HARRY T. EDWARDS

Judge Edwards received a B.S. degree from Cornell University in 1962 and a J.D. degree from the University of Michigan Law School in 1965.  He graduated from law school with distinction and was a member of the Michigan Law Review and the Order of the Coif.  He was appointed to the United States Court of Appeals for the District of Columbia Circuit by President Carter in 1980.  He served as Chief Judge from September 15, 1994 until July 16, 2001, and he took Senior status on November 3, 2005.  Before joining the bench, Judge Edwards was a tenured Professor of Law at the University of Michigan Law School (1970-75 and 1977-80) and at Harvard Law School (1975-77).  He was also a member of the faculty at the Institute for Educational Management at Harvard University (1976-82).  He practiced law in Chicago with Seyfarth, Shaw, Fairweather & Geraldson from 1965 to 1970.

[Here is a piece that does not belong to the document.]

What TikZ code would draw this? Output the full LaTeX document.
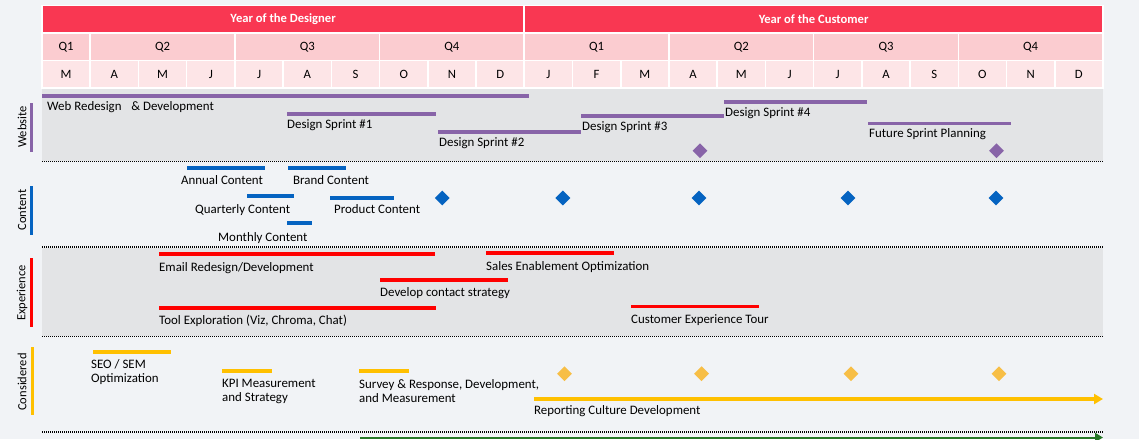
\documentclass[tikz,border=0pt]{standalone}
\usepackage{fontspec}
\setmainfont{Carlito}
\usetikzlibrary{arrows.meta,shapes.geometric}
\definecolor{pagebg}{RGB}{241,243,246}
\definecolor{lanegray}{RGB}{227,228,230}
\definecolor{hdrred}{RGB}{249,55,82}
\definecolor{qpink}{RGB}{251,204,208}
\definecolor{mpink}{RGB}{253,229,231}
\definecolor{wpurple}{RGB}{136,100,168}
\definecolor{cblue}{RGB}{5,99,193}
\definecolor{xred}{RGB}{255,0,0}
\definecolor{korange}{RGB}{255,192,0}
\definecolor{kdiam}{RGB}{247,190,70}
\definecolor{dgreen}{RGB}{40,120,40}
\begin{document}
\begin{tikzpicture}[x=1pt,y=-1pt,
  txt/.style={font=\fontsize{12.9}{14}\selectfont, text=black, inner sep=0},
  lbl/.style={txt, anchor=base west},
  mlbl/.style={txt, anchor=north west, align=left},
  bar/.style={line width=3.2pt},
  cellbase/.style={rectangle, draw=white, line width=1.6pt, inner sep=0, minimum height=27.5pt, font=\fontsize{12.7}{14}\selectfont},
  yearcell/.style={cellbase, fill=hdrred, text=white, font=\fontsize{12.6}{14}\selectfont\bfseries},
  qcell/.style={cellbase, fill=qpink, text=black},
  mcell/.style={cellbase, fill=mpink, text=black, minimum width=48.2273pt},
  lanetitle/.style={rotate=90, inner sep=0, font=\fontsize{12.5}{14}\selectfont, text=black},
  sep/.style={line width=1.9pt, black, dash pattern=on 1.1pt off 0.9pt},
  dmd/.style={diamond, aspect=1, minimum size=15pt, inner sep=0},
]
\fill[pagebg] (0,0) rectangle (1139,439);
\useasboundingbox (0,0) rectangle (1139,439);

% lanes
\fill[lanegray] (42,88.5) rectangle (1103,161);
\fill[lanegray] (42,247.5) rectangle (1103,336);

% header: years
\node[yearcell, minimum width=482.27pt] (y1) at (283.14,19.25) {Year of the Designer};
\node[yearcell, minimum width=578.73pt] (y2) at (813.64,19.25) {Year of the Customer};
% quarters
\foreach \q/\a/\b [count=\k] in {Q1/0/1,Q2/1/4,Q3/4/7,Q4/7/10,Q1/10/13,Q2/13/16,Q3/16/19,Q4/19/22}{
  \pgfmathsetmacro\xc{42+(\a+\b)/2*48.2273}
  \pgfmathsetmacro\w{(\b-\a)*48.2273}
  \node[qcell, minimum width=\w pt] (q\k) at (\xc,46.75) {\q};
}
% months
\foreach \m [count=\i from 0] in {M,A,M,J,J,A,S,O,N,D,J,F,M,A,M,J,J,A,S,O,N,D}{
  \pgfmathsetmacro\xc{42+(\i+0.5)*48.2273}
  \node[mcell] (m\i) at (\xc,74.25) {\m};
}

% separators
\draw[sep] (42,161.5) -- (1103,161.5);
\draw[sep] (42,246.8) -- (1103,246.8);
\draw[sep] (42,336.5) -- (1103,336.5);
\draw[sep] (42,432) -- (1103,432);

% lane titles
\node[lanetitle] (tw) at (22,127) {Website};
\draw[wpurple, line width=3pt] (31,103) -- (31,152);
\node[lanetitle] (tc) at (22,210) {Content};
\draw[cblue, line width=3pt] (31,186) -- (31,235);
\node[lanetitle] (te) at (22,293) {Experience};
\draw[xred, line width=3pt] (31,258) -- (31,327);
\node[lanetitle] (tk) at (22,382) {Considered};
\draw[korange, line width=3pt] (32,347) -- (32,415);

% Website
\draw[bar, wpurple] (42,96) -- (529,96);
\node[lbl] (w1) at (47,110) {Web Redesign\hspace{7pt} \& Development};
\draw[bar, wpurple] (287,114) -- (436,114);
\node[lbl] (w2) at (287,128) {Design Sprint \#1};
\draw[bar, wpurple] (438,132) -- (581,132);
\node[lbl] (w3) at (439,146) {Design Sprint \#2};
\draw[bar, wpurple] (581,116) -- (724,116);
\node[lbl] (w4) at (582,130) {Design Sprint \#3};
\draw[bar, wpurple] (724,102) -- (867,102);
\node[lbl] (w5) at (725,116) {Design Sprint \#4};
\draw[bar, wpurple] (868,123.5) -- (1011,123.5);
\node[lbl] (w6) at (869,137) {Future Sprint Planning};
\node[dmd, fill=wpurple] (wd1) at (700,150.7) {};
\node[dmd, fill=wpurple] (wd2) at (996.5,150.7) {};

% Content
\draw[bar, cblue] (187,168) -- (265,168);
\node[lbl] (c1) at (181,184) {Annual Content};
\draw[bar, cblue] (288,168) -- (346,168);
\node[lbl] (c2) at (293,184) {Brand Content};
\draw[bar, cblue] (247,196) -- (294,196);
\node[lbl] (c3) at (195,213) {Quarterly Content};
\draw[bar, cblue] (330,198) -- (394,198);
\node[lbl] (c4) at (334,213) {Product Content};
\draw[bar, cblue] (287,223) -- (312,223);
\node[lbl] (c5) at (218,241) {Monthly Content};
\foreach \x [count=\j] in {442.2,562.9,699,848,996}{
  \node[dmd, fill=cblue] (cd\j) at (\x,198) {};
}

% Experience
\draw[bar, xred] (159,254) -- (435,254);
\node[lbl] (e1) at (159,271) {Email Redesign/Development};
\draw[bar, xred] (486,253) -- (614,253);
\node[lbl] (e2) at (486,270) {Sales Enablement Optimization};
\draw[bar, xred] (380,280) -- (508,280);
\node[lbl] (e3) at (380,296) {Develop contact strategy};
\draw[bar, xred] (159,308) -- (436,308);
\node[lbl] (e4) at (159,324) {Tool Exploration (Viz, Chroma, Chat)};
\draw[bar, xred] (631,306.7) -- (759,306.7);
\node[lbl] (e5) at (631,323) {Customer Experience Tour};

% Considered
\draw[bar, korange] (93,352) -- (171,352);
\node[mlbl] (k1) at (91,359.5) {SEO / SEM\\Optimization};
\draw[bar, korange] (222,371) -- (272,371);
\node[mlbl] (k2) at (222,379.5) {KPI Measurement\\and Strategy};
\draw[bar, korange] (359,371) -- (409,371);
\node[mlbl] (k3) at (359,379.5) {Survey \& Response, Development,\\and Measurement};
\coordinate (rs) at (534,399);
\coordinate (re) at (1103,399);
\draw[bar, korange, -{Triangle[length=9pt,width=10pt]}] (rs) -- (re);
\node[lbl] (k4) at (534,414) {Reporting Culture Development};
\foreach \x [count=\j] in {564.5,701.6,851,999}{
  \node[dmd, fill=kdiam] (kd\j) at (\x,373.7) {};
}

% bottom green arrow
\coordinate (gs) at (360,437.5);
\coordinate (ge) at (1103,437.5);
\draw[line width=2pt, dgreen, -{Triangle[length=8pt,width=9pt]}] (gs) -- (ge);
\end{tikzpicture}
\end{document}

He is currently a Professor of Law at the NYU School of Law, where he has taught since 1990.  He is a member of the American Academy of Arts and Sciences;  the Committee on Science, Technology, and Law at the National Academy of Sciences;  the American Law Institute;  the Board of Directors, Institute for Judicial Administration, NYU School of Law;  and a Fellow of the American Bar Foundation.  He has served as Co-Chair of the Committee on Identifying the Needs of the Forensic Science Community, National Academy of Sciences.  See The National Academy of Sciences Report on Forensic Sciences:  What it Means for the Bench and Bar, 51 Jurimetrics (2010).  He has also served as Chairman of the Board of Directors of Amtrak;  the Executive Committee of the Order of the Coif;  a member of the Executive Committee of the Association of American Law Schools;  and a member and Vice President of the National Academy of Arbitrators.

Judge Edwards is the co-author of five books, the most recent of which is Federal Standards of Review (3d ed. 2018)(with Linda A. Elliott), which has received outstanding reviews.  He has also published scores of articles. His article on The Growing Disjunction Between Legal Education and the Legal Profession, 91 Mich. L. Rev. 401 (1992), has been recognized as “one of the most-cited law review articles of all time.”  Shapiro & Pearse, The Most-Cited Law Review Articles of All Time, 110 Mich. L. Rev. 1483, 1492, 1493, 1501 (2012).  Two of his articles, The Effects of Collegiality on Judicial Decision Making, 151 U. Pa. L. Rev. 1639 (2003)

 and Pitfalls of Empirical Studies That Attempt To Understand the Factors Affecting Appellate Decisionmaking, 58 Duke L. J. 1895 (2009) (with Michael Livermore), explain how appellate judges decide cases and refute the claims that the personal ideologies and political leanings of the judges on the D.C. Circuit are crucial determinants in the court's decision-making process.  In 2004, in commemoration of the fiftieth anniversary of Brown v. Board of Education, Judge Edwards authored The Journey from Brown v. Board of Education to Grutter v. Bollinger:  From Racial Assimilation to Diversity, 102 Mich. L. Rev. 944 (2004), in which he drew on his own personal and professional experiences to reflect on racial equality and inequality in America and ponder the consequences of the shift from racial assimilation to diversity as a means of achieving racial equality.

In 2014, Judge Edwards published an essay, Another Look at Professor Rodell’s Goodbye to Law Reviews, 100 Va. L. Rev. 1483 (2014), updating the views that he first expressed in his Growing Disjunction article.  In 2015, Judge Edwards offered Some Reflections on My Fifty Years in the Legal Profession, delivered on the occasion of the William & Mary Law School Marshall-Wythe Medallion Award Dinner.  In 2016, the Judge participated in a question-and-answer interview with Professor Ronald K.L. Collins to discuss his views on legal scholarship and legal education, which is captured in On Legal Scholarship:  Questions for Judge Harry T. Edwards, 65 J. Legal Educ. 637 (2016).  The interview is prefaced with a short biographical profile of the Judge and closes with a bibliography of all his published works.  The interview contains the Judge’s responses to some of those who have commented on his writings on legal scholarship.  On March 25, 2017, Judge Edwards presented his Reflections on Racial Stigmas and Stereotyping at the Second African American Alumni Reunion at the University of Michigan Law School.  It is an issue that has concerned him for years, so he was grateful to have an opportunity to offer his reflections.  The attached paper includes endnotes which contain supporting citations.